If you want a perfect example of the international scope and reach of the Budapest Burns Supper and the Robert Burns International Foundation, look no further than this year’s winner of the Sponsor of the Year award: Starwood Hotels and Resorts.

The group, whose brands include Sheraton, Westin, and W Hotels, among others, is represented in Budapest by Le Méridien, whose GM, Adrian Gray, is deeply involved both in the supper and the RBIF. Significantly, however, the award is going to Starwood, and not just the local hotel, because of a truly international fundraising campaign.

“In 2007, there was a Starwood conference here in Budapest, and a large number of delegates came from all over Europe,” explains Gray. The conference programme included an element of Corporate and Social Responsibility (CSR), and the delegates spent some time at the Semmelweis hospital (which has always had close links with the Budapest Burns’ Supper), painting furniture and walls, and breaking ground and laying mulch for a park area in 42°C heat. But that proved to be only a beginning.

“Due to the reorganisation of the hospital system by the state, Semmelweis had taken on an oncology department, which needed complete redevelopment, and it had run out of money,” says Gray. “The shortfall amounted to EUR 20,000, and the delegates took it on themselves to go back and raise the money. Hotels from Europe, Africa and the Middle East were involved in individual fund raising projects, and eventually raised EUR 23,000. The oncology department is now operational.”

Gray himself was instrumental in helping reorganise the Burns’ Supper committee, and sits on the RBIF’s Curatorium. His hotel organises St Andrew’s and St Patrick’s balls, as well as the annual Budapest Waiters’ Race, all of which generate funds for the RBIF (the 2008 Waiters’ Race raised HUF 52,500, around EUR 200).

He gets involved with the events, which he is keen to stress are, by now, as much Hungarian- as they are expat-orientated, partly because he is a good Scot. (Interestingly, that was also one of the reasons Sir Alex Ferguson, manager of Manchester United Football Club, gave for agreeing to become the RBIF’s Honorary President in January 2007.) But there are wider, deeper issues too.

“I think all the hotels here are quite heavily involved in the life of Budapest. This is a way of giving something back to some of those who wouldn’t necessarily be involved at the five-star hotel level. When we first started doing this, we were in a country that faced a lot of challenges, and here was something we could do to help.”

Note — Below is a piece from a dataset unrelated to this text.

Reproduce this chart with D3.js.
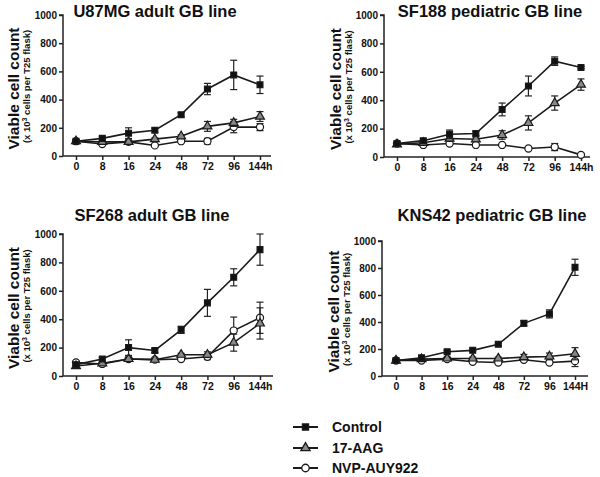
<!DOCTYPE html>
<html><head><meta charset="utf-8">
<script src="https://cdn.jsdelivr.net/npm/d3@7"></script>
<style>body{margin:0;background:#fff}svg{display:block}text{font-family:"Liberation Sans",Arial,sans-serif;font-weight:bold}</style>
</head><body>
<script>
const timeLabels = ["0","8","16","24","48","72","96","144h"];
const timeLabelsKNS = ["0","8","16","24","48","72","96","144H"];
const yTicks = [0,200,400,600,800,1000];
const seriesNames = ["Control","17-AAG","NVP-AUY922"];

// U87MG
const u87Control = [105,125,162,183,293,475,575,505];
const u87ControlErr = [5,10,38,15,15,40,104,62];
const u87AAG = [105,100,100,120,140,210,235,280];
const u87AAGErr = [5,5,5,8,10,35,25,35];
const u87NVP = [105,85,100,75,105,105,205,205];
const u87NVPErr = [5,5,5,5,5,20,40,25];
// SF188
const sf188Control = [95,115,160,165,335,500,675,630];
const sf188ControlErr = [5,10,30,15,45,70,30,8];
const sf188AAG = [90,100,130,125,155,240,380,510];
const sf188AAGErr = [5,5,20,15,30,50,50,40];
const sf188NVP = [95,85,95,85,85,60,70,15];
const sf188NVPErr = [5,5,10,5,5,5,25,5];
// SF268
const sf268Control = [80,120,200,180,325,515,695,890];
const sf268ControlErr = [5,10,55,15,25,95,60,110];
const sf268AAG = [70,90,120,115,150,150,235,370];
const sf268AAGErr = [5,5,10,5,10,20,60,110];
const sf268NVP = [95,85,120,115,120,135,320,410];
const sf268NVPErr = [5,5,10,5,10,20,95,110];
// KNS42
const knsControl = [115,135,180,190,235,390,460,805];
const knsControlErr = [5,10,10,8,10,20,30,60];
const knsAAG = [115,125,130,130,130,140,145,165];
const knsAAGErr = [5,5,10,10,10,20,25,45];
const knsNVP = [115,115,125,105,100,120,100,110];
const knsNVPErr = [5,5,5,10,10,10,10,40];

const panels = [
  {title:"U87MG adult GB line", labels:timeLabels, s:[[u87Control,u87ControlErr],[u87AAG,u87AAGErr],[u87NVP,u87NVPErr]],
   ax:63, x0:76, x1:260, xEnd:271, yTop:15, yBot:156, tx:155, ty:17, lx:13, lx2:27},
  {title:"SF188 pediatric GB line", labels:timeLabels, s:[[sf188Control,sf188ControlErr],[sf188AAG,sf188AAGErr],[sf188NVP,sf188NVPErr]],
   ax:384, x0:397, x1:581, xEnd:590, yTop:15, yBot:157, tx:490, ty:17, lx:335, lx2:349},
  {title:"SF268 adult GB line", labels:timeLabels, s:[[sf268Control,sf268ControlErr],[sf268AAG,sf268AAGErr],[sf268NVP,sf268NVPErr]],
   ax:63, x0:76, x1:260, xEnd:273, yTop:234, yBot:376, tx:152, ty:221, lx:13, lx2:27},
  {title:"KNS42 pediatric GB line", labels:timeLabelsKNS, s:[[knsControl,knsControlErr],[knsAAG,knsAAGErr],[knsNVP,knsNVPErr]],
   ax:382, x0:396, x1:575, xEnd:588, yTop:241, yBot:376, tx:492, ty:221, lx:333, lx2:347}
];

const svg = d3.select("body").append("svg").attr("width",600).attr("height",477);

const sym = [d3.symbolSquare, d3.symbolTriangle, d3.symbolCircle];
const fills = ["#111","#888","#fff"];
const sizes = [34, 34, 40];

panels.forEach(p=>{
  const g = svg.append("g");
  const x = d3.scalePoint().domain(p.labels).range([p.x0,p.x1]);
  const y = d3.scaleLinear().domain([0,1000]).range([p.yBot,p.yTop]);
  const ya = g.append("g").attr("transform",`translate(${p.ax},0)`)
    .call(d3.axisLeft(y).tickValues(yTicks).tickFormat(d3.format("d")).tickSize(4).tickPadding(2));
  ya.selectAll("text").attr("font-size",10).attr("fill","#111").style("font-family","Liberation Sans, Arial").style("font-weight","bold");
  ya.select(".domain").attr("d",`M-4,${p.yTop}H0V${p.yBot}`).attr("stroke","#222").attr("stroke-width",1.5);
  ya.selectAll(".tick line").attr("stroke","#222").attr("stroke-width",1.5);
  const xa = g.append("g").attr("transform",`translate(0,${p.yBot})`)
    .call(d3.axisBottom(x).tickSize(4).tickPadding(3));
  xa.selectAll("text").attr("font-size",10.5).attr("fill","#111").style("font-family","Liberation Sans, Arial").style("font-weight","bold");
  xa.select(".domain").attr("d",`M${p.ax},0H${p.xEnd}`).attr("stroke","#222").attr("stroke-width",1.5);
  xa.selectAll(".tick line").attr("stroke","#222").attr("stroke-width",1.5);

  g.append("text").attr("x",p.tx).attr("y",p.ty).attr("text-anchor","middle").attr("font-size",16.5).attr("fill","#111").text(p.title);
  const cy = (p.yTop+p.yBot)/2 + 3;
  g.append("text").attr("transform",`translate(${p.lx+6},${cy}) rotate(-90)`).attr("text-anchor","middle").attr("font-size",15.5).attr("fill","#111").text("Viable cell count");
  const t2 = g.append("text").attr("transform",`translate(${p.lx2+3},${cy-2}) rotate(-90)`).attr("text-anchor","middle").attr("font-size",9.5).attr("fill","#111");
  t2.append("tspan").text("(x 10");
  t2.append("tspan").attr("dy",-3.5).attr("font-size",7).text("3");
  t2.append("tspan").attr("dy",3.5).text(" cells per T25 flask)");

  // draw series in order NVP, AAG, Control
  [2,1,0].forEach(si=>{
    const [vals,errs] = p.s[si];
    const pts = vals.map((v,i)=>({x:x(p.labels[i]), v, e:errs[i]}));
    const eg = g.append("g").attr("stroke","#222").attr("stroke-width",1.2);
    pts.forEach(d=>{
      eg.append("line").attr("x1",d.x).attr("x2",d.x).attr("y1",y(d.v-d.e)).attr("y2",y(d.v+d.e));
      eg.append("line").attr("x1",d.x-3.5).attr("x2",d.x+3.5).attr("y1",y(d.v+d.e)).attr("y2",y(d.v+d.e));
      eg.append("line").attr("x1",d.x-3.5).attr("x2",d.x+3.5).attr("y1",y(d.v-d.e)).attr("y2",y(d.v-d.e));
    });
    g.append("path").datum(pts).attr("fill","none").attr("stroke","#1a1a1a").attr("stroke-width",1.6)
      .attr("d",d3.line().x(d=>d.x).y(d=>y(d.v)));
    g.selectAll(null).data(pts).enter().append("path")
      .attr("transform",d=>`translate(${d.x},${y(d.v)})`)
      .attr("d",d3.symbol().type(sym[si]).size(sizes[si]))
      .attr("fill",fills[si]).attr("stroke","#1a1a1a").attr("stroke-width",1.2);
  });
});

// legend
const lg = svg.append("g");
seriesNames.forEach((n,i)=>{
  const yy = [427,448,468][i];
  lg.append("line").attr("x1",293).attr("x2",318).attr("y1",yy).attr("y2",yy).attr("stroke","#1a1a1a").attr("stroke-width",2);
  lg.append("path").attr("transform",`translate(305.5,${yy})`).attr("d",d3.symbol().type(sym[i]).size(sizes[i]*1.1))
    .attr("fill",fills[i]).attr("stroke","#1a1a1a").attr("stroke-width",1.3);
  lg.append("text").attr("x",332).attr("y",yy+5).attr("font-size",14).attr("fill","#111").text(n);
});
</script>
</body></html>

The award is officially known as the Ferenc Puskás – Sir Alex Ferguson Sponsor of the Year trophy, and features a football crafted from copper. It was made by a Scottish artist and presented to Erzsébet Puskás in honour of her late husband, the legendary Hungarian footballer. She, in turn, gave it to the RBIF in the hope it could be put to good use. It has.

Although, at the time of writing, the final details have still to be arranged, the Sponsor of the Year award is due to be presented in January to Gray by Sir Alex at Manchester United’s Old Trafford ground. It is known, appropriately, as the Theatre of Dreams. Starwood, and other major sponsors like them, are ensuring both operating theatres and children’s dreams can become reality.

 

By Robin Marshall

Around 250 guests, a mixture of expats and Hungarians, attended the 12th annual Budapest Burns Supper at the Corinthia Grand Hotel Royal on Saturday, 24 January 2009. The traditional Scottish event marks the birth, life and work of Rabbie (Robert) Burns, who would have been 250 this year, and has become known as the national bard of Scotland.

Jock MacKenzie of the Hungarian-Scottish Society said event, “cleared HUF 7 million for charity, which was tremendous success given the current economic climate”. The funds will go towards helping local children in need.

Event chairman, Stuart McAlister, believes the Supper remains popular for a number of reasons, not least the “spectacle, the combination of a formal dinner with the relaxed and enjoyable atmosphere that a Burns Supper creates”.

Entertainment on the night included the Robert Burns International Foundation drum and pipe band, a group of past and present world champion drummers and pipers from two or three bands who come together each year to fly out to Budapest and play at this event.

There were also dancers from the SOTE clinic, all children who have been treated at one of the hospitals supported by the Supper, as well as a Scottish dance group, the Dagda ceilidh band, Scottish dancing for the guests, led by Debbie Moss, whisky tasting sponsored by Diageo and the Dreher Burns Bar.